Long-lived light holes in GaAs/AlGaAs multiple quantum wells
Abstract
The carrier dynamics of electron-hole radiative recombination rates in quantum wells is of primary importance from physics point of view and in devices. The decay rates give the signature of the available channels (electron-phonon interaction, electronelectron) through which excited electrons and holes cascade towards the bottom of the conduction and valence subbands. Identifying these channels and finding ways to extend carrier lifetimes would possibly lead to the realization of bose condensation through bi-excitons in quantum wells. On the practical side the speed of modulation of p-n junction diode lasers is affected by this recombination rate while in quantum cascade lasers, the lasing action is facilitated by a long-lived metastable conduction electron state.

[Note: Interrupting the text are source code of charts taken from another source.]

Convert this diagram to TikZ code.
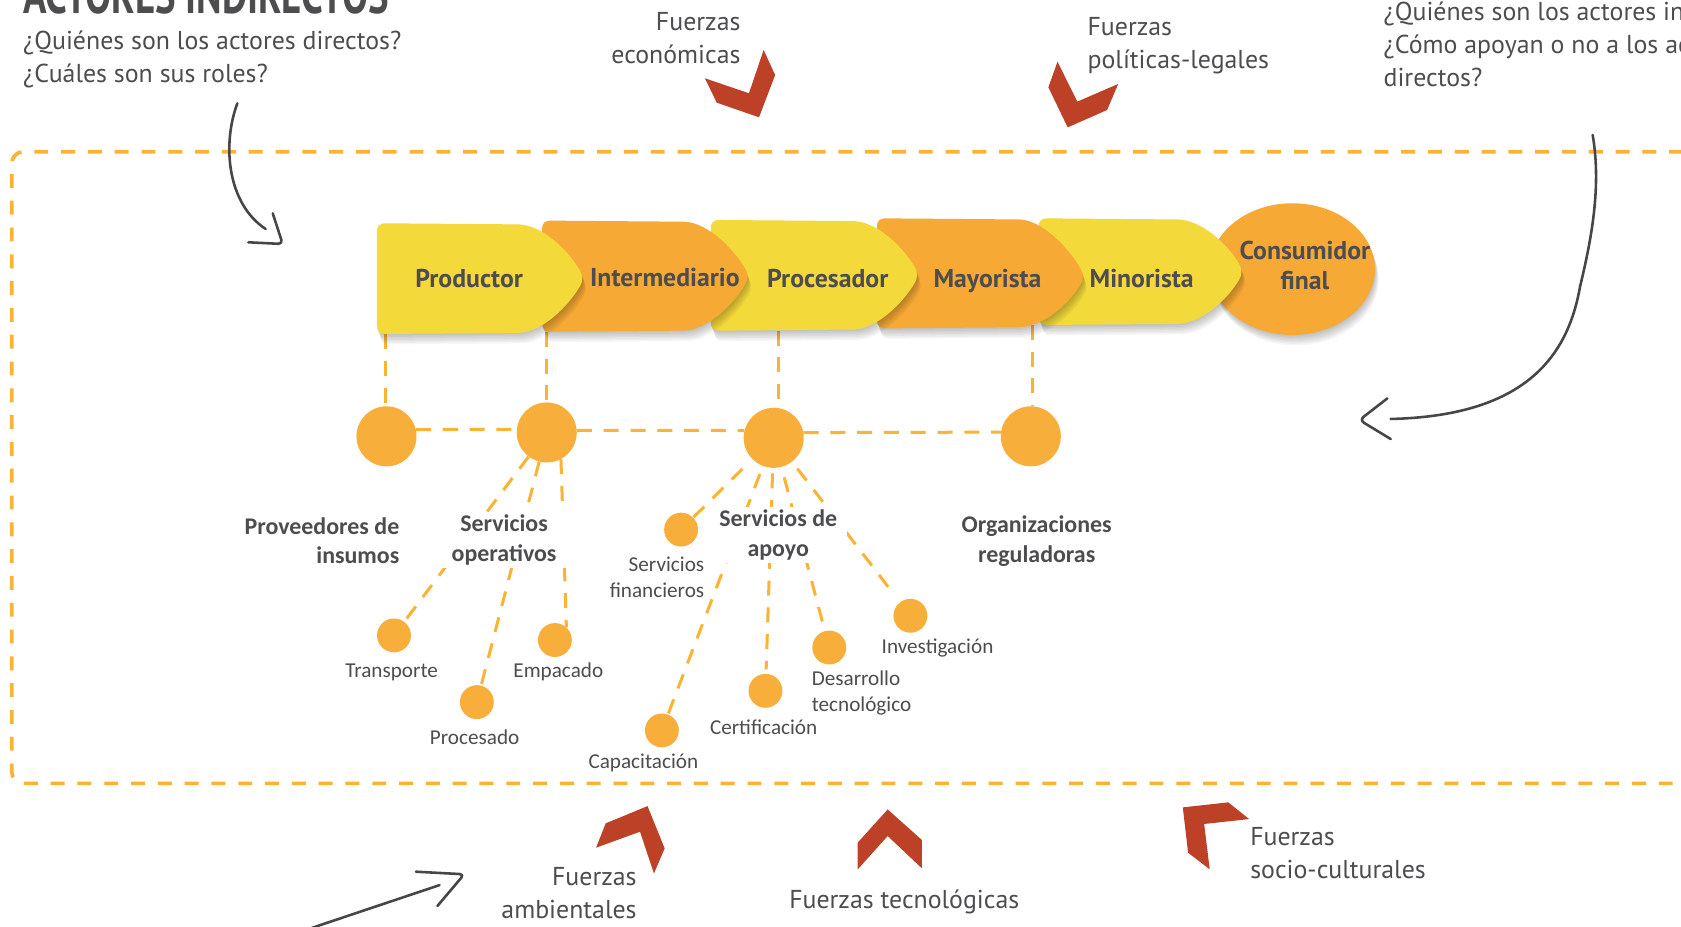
\documentclass[tikz,border=0pt]{standalone}
\usepackage{fontspec}
\newfontfamily\ptsans{PT Sans}
\newfontfamily\carlito{Carlito}
\usetikzlibrary{calc}
\definecolor{txt}{HTML}{4D4D4F}
\definecolor{yel}{HTML}{F4D93B}
\definecolor{org}{HTML}{F6A935}
\definecolor{circ}{HTML}{F8AE3A}
\definecolor{dashc}{HTML}{FBB334}
\definecolor{frc}{HTML}{BC4126}
\definecolor{arr}{HTML}{464648}
\newbox\fitbox
\newcommand\fitsize[4]{%
  \setbox\fitbox=\hbox{#2\fontsize{10pt}{12pt}\selectfont #3}%
  \pgfmathsetmacro\tmpsz{10*#4/\the\wd\fitbox}%
  \global\let#1\tmpsz}
\AtBeginDocument{%
\fitsize\szA{\ptsans}{políticas-legales}{169.2}%
\fitsize\szB{\ptsans\bfseries}{Intermediario}{139.5}%
\fitsize\szC{\carlito\bfseries}{Organizaciones}{140}%
\fitsize\szD{\carlito}{Investigación}{104.2}%
\fitsize\szT{\ptsans\bfseries}{ACTORES INDIRECTOS}{341}}
% chain arrow shape: x0, top, bottom, xtip, ytip, options
\newcommand\chainfill[6]{%
  \fill[#6] (#1+1,#2+9) .. controls (#1+1,#2+2) and (#1+3,#2) .. (#1+10,#2)
    -- (#4-60,#2+1)
    .. controls (#4-38,#2+2) and (#4-14,#5-26) .. (#4-3,#5-7)
    .. controls (#4-0.5,#5-3) and (#4-0.5,#5+3) .. (#4-3,#5+7)
    .. controls (#4-14,#5+26) and (#4-38,#3-2) .. (#4-60,#3-1)
    -- (#1+10,#3)
    .. controls (#1+3,#3) and (#1+1,#3-2) .. (#1+1,#3-9) -- cycle;}
\newcommand\chainshape[6]{%
  \foreach \k in {1,...,7}{\chainfill{#1}{#2}{#3}{#4}{#5}{black,opacity=0.035,shift={(0.5*\k,1.4*\k)}}}%
  \chainfill{#1}{#2}{#3}{#4}{#5}{#6}}
\tikzset{
  lbl/.style={text=txt, inner sep=0pt},
  qtxt/.style={lbl, font=\ptsans\fontsize{\szA pt}{31pt}\selectfont},
  chtxt/.style={lbl, font=\ptsans\bfseries\fontsize{\szB pt}{28.6pt}\selectfont},
  mtxt/.style={text=txt, inner sep=0pt, font=\carlito\bfseries\fontsize{\szC pt}{27.5pt}\selectfont},
  mtxtw/.style={mtxt, fill=white, inner xsep=9pt, inner ysep=3pt},
  stxt/.style={lbl, font=\carlito\fontsize{\szD pt}{24.5pt}\selectfont},
  bigc/.style={circle, fill=circ, minimum size=56pt, inner sep=0pt},
  smallc/.style={circle, fill=circ, minimum size=31.6pt, inner sep=0pt},
  ldash/.style={draw=dashc, line width=2.8pt, dash pattern=on 14pt off 11pt},
  odash/.style={draw=dashc, line width=3.4pt, dash pattern=on 13pt off 12pt},
  garrow/.style={draw=arr, line width=2.4pt, line cap=round, line join=round},
  force/.style={fill=frc},
}
\begin{document}
\begin{tikzpicture}[x=1pt,y=-1pt]
\useasboundingbox (0,0) rectangle (1568,863.8);
\clip (0,0) rectangle (1568,863.8);
\fill[white] (0,0) rectangle (1568,863.8);

% outer dashed frame
\draw[odash, rounded corners=11pt] (1620,141.5) -- (10.9,141.5) -- (10.9,730.7) -- (1620,730.7);

% top texts (for several lines, the base anchor is on the last line)
\node[anchor=base west, text=txt, inner sep=0pt, yscale=1.4, font=\ptsans\bfseries\fontsize{\szT pt}{30pt}\selectfont] (title) at (21.4,13) {ACTORES INDIRECTOS};
\node[qtxt, anchor=base west, align=left] (qleft) at (21.4,77) {¿Quiénes son los actores directos?\\¿Cuáles son sus roles?};
\node[qtxt, anchor=base west, align=left] (qright) at (1290.4,81) {¿Quiénes son los actores indirectos?\\¿Cómo apoyan o no a los actores\\directos?};
\node[qtxt, anchor=base east, align=right] (feco) at (690.9,59.5) {Fuerzas\\económicas};
\node[qtxt, anchor=base west, align=left] (fpol) at (1014.3,63.7) {Fuerzas\\políticas-legales};
\node[qtxt, anchor=base east, align=right] (famb) at (594,857) {Fuerzas\\ambientales};
\node[qtxt, anchor=base west] (ftec) at (736,847) {Fuerzas tecnológicas};
\node[qtxt, anchor=base west, align=left] (fsoc) at (1166,819.5) {Fuerzas\\socio-culturales};

% red force chevrons
\fill[force] (712.3,46.6) -- (723,70) -- (708,109.4) -- (668.6,95.8) -- (657.5,73) -- (698.6,87) -- cycle;
\fill[force] (986.4,57.5) -- (977.9,81.5) -- (995.9,118.8) -- (1032.7,102.6) -- (1043,78.3) -- (1004.9,94.8) -- cycle;
\fill[force] (604,751.9) -- (565,768) -- (556,790.7) -- (597,775.8) -- (610,814.7) -- (620,791.4) -- cycle;
\fill[force] (828,755) -- (860,783.6) -- (860,810) -- (828,779.8) -- (800,811) -- (800,786) -- cycle;
\fill[force] (1103.3,753.1) -- (1145.7,748.4) -- (1165.2,764) -- (1123.2,768.6) -- (1128.4,810.9) -- (1108.2,795.4) -- cycle;

% grey hand-drawn arrows
\coordinate (la0) at (221.4,96.4);
\coordinate (la1) at (247.8,213.6);
\draw[garrow] (la0) .. controls (207,135) and (212,190) .. (la1);
\draw[garrow, rounded corners=4pt] (254.4,199) -- (263.7,227.6) -- (231.6,226);
\coordinate (ra0) at (1485.6,125.9);
\coordinate (ra1) at (1297.2,390.8);
\draw[garrow] (ra0) .. controls (1494,175) and (1484,225) .. (1473.8,267.4) .. controls (1462,335) and (1420,388) .. (ra1);
\draw[garrow, rounded corners=5pt] (1294.1,371.6) -- (1268,391.8) -- (1297.2,409.5);
\coordinate (ba0) at (288,866.5);
\coordinate (ba1) at (410,825.6);
\draw[garrow] (ba0) -- (ba1);
\draw[garrow, rounded corners=4pt] (388,813.1) -- (433,815.5) -- (408,845.1);

% big circles and vertical connectors from the chain
\node[bigc] (c1) at (360.5,407) {};
\node[bigc] (c2) at (510,403.4) {};
\node[bigc] (c3) at (721.7,408.4) {};
\node[bigc] (c4) at (961.5,407) {};
\coordinate (v1) at (359.4,311.5);
\coordinate (v2) at (510,309.4);
\coordinate (v3) at (725.8,308.4);
\coordinate (v4) at (963.3,303);
\draw[ldash] (v1) -- (v1 |- c1.north);
\draw[ldash] (v2) -- (v2 |- c2.north);
\draw[ldash] (v3) -- (v3 |- c3.north);
\draw[ldash] (v4) -- (v4 |- c4.north);

% chain (drawn right to left so that each arrow lies over the next)
\foreach \k in {1,...,7}{\fill[black,opacity=0.035,shift={(0.5*\k,1.4*\k)}] (1205.5,251) ellipse [x radius=77pt, y radius=61.4pt];}
\fill[org] (1205.5,251) ellipse [x radius=77pt, y radius=61.4pt];
\chainshape{967.9}{203.7}{303.1}{1159.1}{253.5}{yel}
\chainshape{817}{203.7}{306.3}{1011.1}{258}{org}
\chainshape{662}{205.2}{308.4}{856.5}{256.5}{yel}
\chainshape{504.7}{205.8}{309.4}{698.3}{258}{org}
\chainshape{350.6}{208.3}{311.5}{544.2}{259.6}{yel}
\node[chtxt, anchor=base] (prod) at (437.6,268) {Productor};
\node[chtxt, anchor=base] (inter) at (620.2,266.8) {Intermediario};
\node[chtxt, anchor=base] (proc) at (772.1,268) {Procesador};
\node[chtxt, anchor=base] (mayo) at (921.1,268) {Mayorista};
\node[chtxt, anchor=base] (mino) at (1064.9,268) {Minorista};
\node[chtxt, anchor=base, align=center] (cons) at (1217.2,270.5) {Consumidor\\final};

% small circles
\node[smallc] (tra) at (367.5,592.7) {};
\node[smallc] (pro) at (444.8,654.9) {};
\node[smallc] (emp) at (517.6,597) {};
\node[smallc] (fin) at (635.3,494) {};
\node[smallc] (cap) at (617.4,681.3) {};
\node[smallc] (cer) at (714,644.4) {};
\node[smallc] (des) at (773.5,604) {};
\node[smallc] (inv) at (849.2,574.4) {};

% dashed connectors
\draw[ldash] (c1.13) -- (c2.174);
\draw[ldash] (c2.4) -- (c3.166);
\draw[ldash] (c3.10) -- (c4.172);
\draw[ldash] (c2) -- (tra);
\draw[ldash] (c2) -- (pro);
\draw[ldash] (c2.-62) -- (emp.48);
\draw[ldash, shorten <=13pt] (c3) -- (fin);
\draw[ldash, shorten <=8pt] (c3) -- (cap);
\draw[ldash, shorten <=5pt, shorten >=4pt] (c3) -- (cer);
\draw[ldash, shorten <=10pt, shorten >=7pt] (c3) -- (des);
\draw[ldash, shorten <=8pt, shorten >=17pt] (c3) -- (inv);

% labels
\node[mtxt, anchor=base east, align=right] (lprov) at (372.7,526) {Proveedores de\\insumos};
\node[mtxtw, anchor=base, align=center] (lope) at (470.2,523.5) {Servicios\\operativos};
\node[mtxtw, anchor=base, align=center] (lapo) at (725.9,519) {Servicios de\\apoyo};
\node[mtxt, anchor=base, align=center] (lorg) at (967,524.5) {Organizaciones\\reguladoras};
\node[stxt, anchor=base east, align=right] (lfin) at (657.1,557.5) {Servicios\\financieros};
\node[stxt, anchor=base] (ltra) at (365.3,632) {Transporte};
\node[stxt, anchor=base] (lemp) at (520.8,631.5) {Empacado};
\node[stxt, anchor=base] (lpro) at (442.7,694.5) {Procesado};
\node[stxt, anchor=base] (lcer) at (712.3,685) {Certificación};
\node[stxt, anchor=base west, align=left] (ldes) at (757,663.5) {Desarrollo\\tecnológico};
\node[stxt, anchor=base] (lcap) at (600.1,717) {Capacitación};
\node[stxt, anchor=base] (linv) at (874.5,609.5) {Investigación};
\end{tikzpicture}
\end{document}
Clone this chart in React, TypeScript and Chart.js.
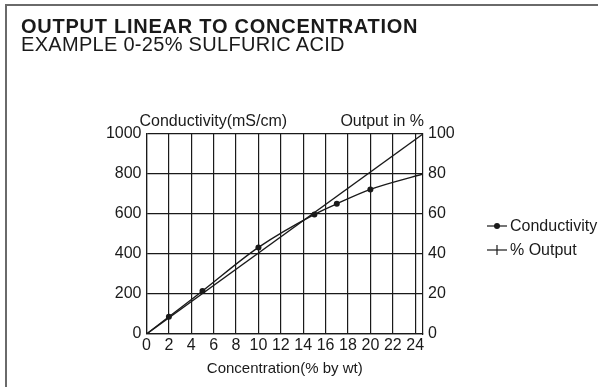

Previous investigations on the radiative lifetimes of carriers in semiconductor quantum wells have concentrated on the dynamics of the excited conduction electrons.
One primary reason is that it has been contended that the holes rapidly thermalize or cascade towards the top of the valence band at a faster rate than electrons. The deexcitation process for the holes is thought to come from interaction of the holes with the rough walls of the barrier (i.e. acoustic phonons). This is also the argument used in explaining why only the excitonic recombination of the conduction band and heavy hole (1C-1HH) is normally seen in the photoluminescence (PL) spectra of GaAs/AlGaAs quantum wells.
In this study, we use time resolved photoluminescence spectroscopy to investigate the behavior of the excited light hole (LH) states in a GaAs/AlGaAs quantum well. The room temperature CW photoluminescence spectrum of the sample displays both the 1C-1HH and 1C-1LH transition at room temperature. This indicates that the acoustic phonons may not be effective in thermalizing the holes for this sample. We observed a long decay rate of the 1C-1HH PL signal when the energy of the pump beam is not in resonance with the 1C-1LH + 1LO phonon. Tuning the pump beam in resonance shows a drastic reduction in the time decay of the PL signal. These results indicate that the excited holes in the 1LH state can also be long-lived.